By Steve Schaeber, MACS Technical Editor
We learned about Ford’s plans to begin building the 2017 Escape with R-1234yf refrigerant during a meeting with their regional parts and service manager at the Philadelphia Auto Show back in January, and we finally had a chance to check out one of these newest MPVs (Multipurpose Passenger Vehicle) this week at Lansdale’s Yocum Ford.
Ford is offering three different engine choices for the 2017 Escape: The 2.5L with independent variable cam timing (iVCT), the 1.5L EcoBoost® iVCT, or the 2.0L EcoBoost® with twin-scroll turbocharger. But either way, each one is charged with 1.50 pounds (or 24 ounces) of R-1234yf refrigerant.
It also uses PAG (Polyalkylene Glycol) oil similar to previous models, but take note: it’s not the same PAG oil that Ford used with R-134a! The 2016 Escape (which was charged with R-134a) used their YN-12-D oil (Ford Specification Number WSH-M1C231-B). That’s not the case for 2017, which requires YN-35 oil (Spec # WSS-M2C300-A2) to work with the new refrigerant R-1234yf. Sure, they’re both PAG oils, but they’re composition is different and they should not be mixed or interchanged.
All 2017 Escapes require 24 ounces of refrigerant, but check out the oil amounts. At just 2.7 ounces for models with the 2.0L engine, it’s one of the smallest oil charges we’ve seen!
This is Ford’s first US production vehicle being sold with the new refrigerant as the company prepares to meet upcoming EPA rules set to take effect as early as 2019, when the very first 2021 model year vehicles will start being seen. Finalized in July 2015, these new regulations make R-134a unacceptable for use in passenger car and light truck vehicle production beginning with the 2021 model year, which is why R-1234yf adoption is speeding up.

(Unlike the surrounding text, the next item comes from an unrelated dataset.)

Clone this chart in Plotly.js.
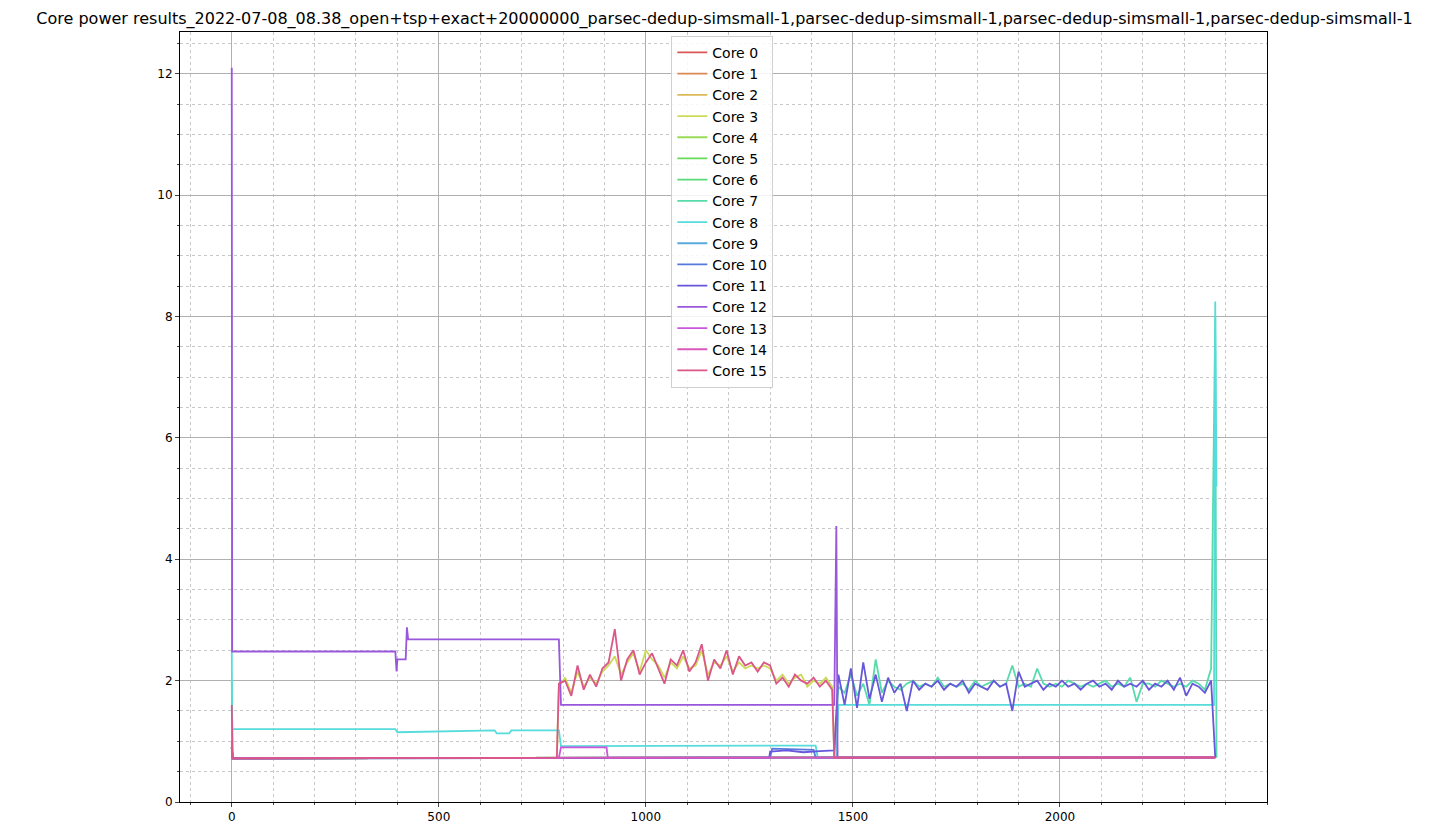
<!DOCTYPE html>
<html>
<head>
<meta charset="utf-8">
<script src="https://cdn.plot.ly/plotly-3.0.1.min.js"></script>
<style>body{margin:0;background:#fff}</style>
</head>
<body>
<div id="chart" style="width:1449px;height:836px"></div>
<script>
var coreNames = ['Core 0','Core 1','Core 2','Core 3','Core 4','Core 5','Core 6','Core 7',
                 'Core 8','Core 9','Core 10','Core 11','Core 12','Core 13','Core 14','Core 15'];

var xBusyA = [790,805,820,835,850,865,880,895,910,925,940,955,970,985,1000,1015,1030,1045,1060,1075,
              1090,1105,1120,1135,1150,1165,1180,1195,1210,1225,1240,1255,1270,1285,1300,1315,1330,1345,
              1360,1375,1390,1405,1420,1435,1450];
var pinkBusy = [1.95,2.0,1.75,2.25,1.85,2.1,1.9,2.2,2.3,2.85,2.0,2.35,2.5,2.1,2.3,2.45,2.2,1.95,2.35,2.25,
                2.5,2.15,2.3,2.6,2.0,2.35,2.2,2.5,2.1,2.4,2.25,2.3,2.15,2.3,2.25,1.95,2.05,1.9,2.1,2.0,
                1.95,2.05,1.9,2.0,1.85];
var yellowBusy = [1.9,2.05,1.8,2.15,1.9,2.05,1.95,2.15,2.25,2.4,2.1,2.3,2.45,2.15,2.5,2.35,2.25,2.05,2.3,2.2,
                  2.4,2.2,2.25,2.5,2.1,2.3,2.25,2.4,2.15,2.3,2.2,2.25,2.2,2.25,2.2,2.0,2.1,1.95,2.05,2.1,
                  1.9,2.0,1.95,2.05,1.9];

var xBusyB = [1465,1480,1495,1510,1525,1540,1555,1570,1585,1600,1615,1630,1645,1660,1675,1690,1705,1720,
              1735,1750,1765,1780,1795,1810,1825,1840,1855,1870,1885,1900,1915,1930,1945,1960,1975,1990,
              2005,2020,2035,2050,2065,2080,2095,2110,2125,2140,2155,2170,2185,2200,2215,2230,2245,2260,
              2275,2290,2305,2320,2335,2350,2365];
var violetBusy = [2.1,1.6,2.2,1.55,2.3,1.7,2.1,1.65,2.05,1.8,1.95,1.5,2.0,1.85,1.95,1.9,2.0,1.85,
                  1.95,1.9,2.0,1.8,1.95,1.9,1.85,2.0,1.9,1.95,1.5,2.15,1.9,1.95,2.0,1.85,1.95,1.9,
                  2.0,1.9,1.95,1.85,1.95,2.0,1.9,1.95,1.85,2.0,1.9,1.95,1.9,2.0,1.85,1.95,1.9,2.0,
                  1.85,2.05,1.75,1.95,1.9,1.8,2.0];
var tealBusy = [1.9,1.8,2.1,1.75,1.95,1.6,2.35,1.8,2.0,1.9,1.85,1.95,2.0,1.9,1.95,1.9,2.05,1.9,
                1.95,1.9,1.95,1.85,2.0,1.9,1.95,2.0,1.9,1.95,2.25,1.9,1.95,1.9,2.2,1.95,1.9,1.95,
                1.9,2.0,1.95,1.9,1.95,1.9,1.95,2.0,1.9,1.95,1.9,2.05,1.65,1.95,1.95,1.9,2.0,1.95,
                1.9,1.95,1.9,2.0,1.95,1.85,2.2];

// step-like segments [x, y]
var purpleX = [0,1,395,398,400,420,423,426,790,795,1455,1460,1463,2375];
var purpleY = [12.1,2.48,2.48,2.15,2.35,2.35,2.88,2.68,2.68,1.6,1.6,4.55,0.73,0.73];
var cyanX = [0,1,395,400,635,640,670,675,790,795,1300,1410,1415,1460,1465,2372,2375,2378];
var cyanY = [2.5,1.2,1.2,1.15,1.18,1.13,1.13,1.18,1.18,0.92,0.93,0.93,0.73,0.73,1.6,1.6,8.25,5.2];
var magentaX = [0,2,790,795,905,908,2375];
var magentaY = [1.0,0.72,0.73,0.9,0.9,0.73,0.73];
var blueX = [0,2,1300,1305,1405,1410,2375];
var blueY = [0.9,0.72,0.73,0.88,0.86,0.73,0.73];
var violetLowX = [0,2,1298,1300,1340,1380,1420,1455];
var violetLowY = [0.9,0.72,0.73,0.83,0.85,0.82,0.84,0.85];
var baseX = [0,2,2375];
var baseY = [0.9,0.72,0.74];

function hls(i){ return 'hsl(' + (i*22.5) + ',65%,60%)'; }

var traces = [];
for (var i = 0; i < 16; i++) {
  var x = baseX, y = baseY;
  if (i === 3) { x = [0,2,785].concat(xBusyA, [1455,2375]); y = [0.9,0.72,0.73].concat(yellowBusy, [0.73,0.73]); }
  if (i === 7) { x = [0,2,1455].concat(xBusyB, [2375,2378]); y = [2.0,0.72,0.73].concat(tealBusy, [8.0,0.73]); }
  if (i === 8) { x = cyanX; y = cyanY; }
  if (i === 10) { x = blueX; y = blueY; }
  if (i === 11) { x = violetLowX.concat(xBusyB, [2375]); y = violetLowY.concat(violetBusy, [0.73]); }
  if (i === 12) { x = purpleX; y = purpleY; }
  if (i === 13) { x = magentaX; y = magentaY; }
  if (i === 15) { x = [0,2,785].concat(xBusyA, [1455,2375]); y = [1.6,0.72,0.73].concat(pinkBusy, [0.73,0.73]); }
  traces.push({x: x, y: y, name: coreNames[i], type: 'scatter', mode: 'lines',
               line: {color: hls(i), width: 1.8}});
}

var layout = {
  width: 1449, height: 836,
  paper_bgcolor: '#fff', plot_bgcolor: '#fff',
  font: {family: 'DejaVu Sans', size: 12, color: '#000'},
  title: {text: 'Core power results_2022-07-08_08.38_open+tsp+exact+20000000_parsec-dedup-simsmall-1,parsec-dedup-simsmall-1,parsec-dedup-simsmall-1,parsec-dedup-simsmall-1',
          x: 0.5, y: 0.985, font: {size: 16}},
  margin: {l: 180, r: 182, t: 32, b: 34},
  xaxis: {range: [-125, 2500], tickvals: [0,500,1000,1500,2000], showline: true, mirror: true,
          linecolor: '#000', ticks: 'outside', ticklen: 4, gridcolor: '#b0b0b0', zeroline: false,
          minor: {dtick: 100, tick0: 0, showgrid: true, gridcolor: '#c8c8c8', griddash: 'dot', ticks: 'outside', ticklen: 2}},
  yaxis: {range: [0, 12.69], tickvals: [0,2,4,6,8,10,12], showline: true, mirror: true,
          linecolor: '#000', ticks: 'outside', ticklen: 4, gridcolor: '#b0b0b0', zeroline: false,
          minor: {dtick: 0.5, tick0: 0, showgrid: true, gridcolor: '#c8c8c8', griddash: 'dot', ticks: 'outside', ticklen: 2}},
  legend: {x: 0.452, y: 0.995, xanchor: 'left', yanchor: 'top', bgcolor: 'rgba(255,255,255,0.85)',
           bordercolor: '#d0d0d0', borderwidth: 1, font: {size: 14}, tracegroupgap: 0},
  showlegend: true
};

Plotly.newPlot('chart', traces, layout, {displayModeBar: false});
</script>
</body>
</html>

Similar to other vehicles already using the gas, Escape includes a rather long inline heat exchanger (IHX) which acts to improve system efficiency. Here we can see the high-side line connected to the IHX, which surrounds the low-side suction line. It helps to subcool some of that liquid even more before it reaches the Thermal Expansion Valve (TXV) and eventually, the evaporator.
Escape is available in three trim levels: S, SE and Titanium. A/C is standard on each, but if you want dual-zone automatic climate control, you’ll have to go with SE or Titanium (our test model). S comes standard with a manual, single zone A/C system with no option to upgrade.
Pop Quiz! Can you tell which A/C line is pictured here? And one more: What’s missing from this picture? Study the picture carefully yourself, then scroll down to find the answers!
More information about Yocum Ford can be found on their www.yocumford.com website. You can also find out more about the 2017 Ford Escape by visiting www.ford.com and clicking on Crossovers & SUVs or by clicking on this link: http://www.ford.com/suvs/escape/?gnav=header-suvs
Stay up-to-date on all things A/C, including the latest developments with R-1234yf refrigerant, rules and regulations at MACS website www.macsw.org and clicking on News.
Answer to Caption 5: If you said suction line (or low-side line / service port), then you’re right! But can you tell what’s missing from this picture? Look closely at the cap: those nubs are a sure sign that this is a tether cap, designed to work with a small strap (also known as a tether) to keep the cap securely attached to the service port, even when it’s unscrewed from the port. This one’s missing; otherwise we’d see a ring around the cap connected to the attaching strap. The service port cap is considered to be the primary seal of the service port, and the idea behind a tether is that it will help us all to not lose those caps and act as a reminder to put them back on! After all, refrigerant leakage is the number one cause of A/C system performance issues, which is why we should do all we can to repair and even help prevent leaks from happening in the first place.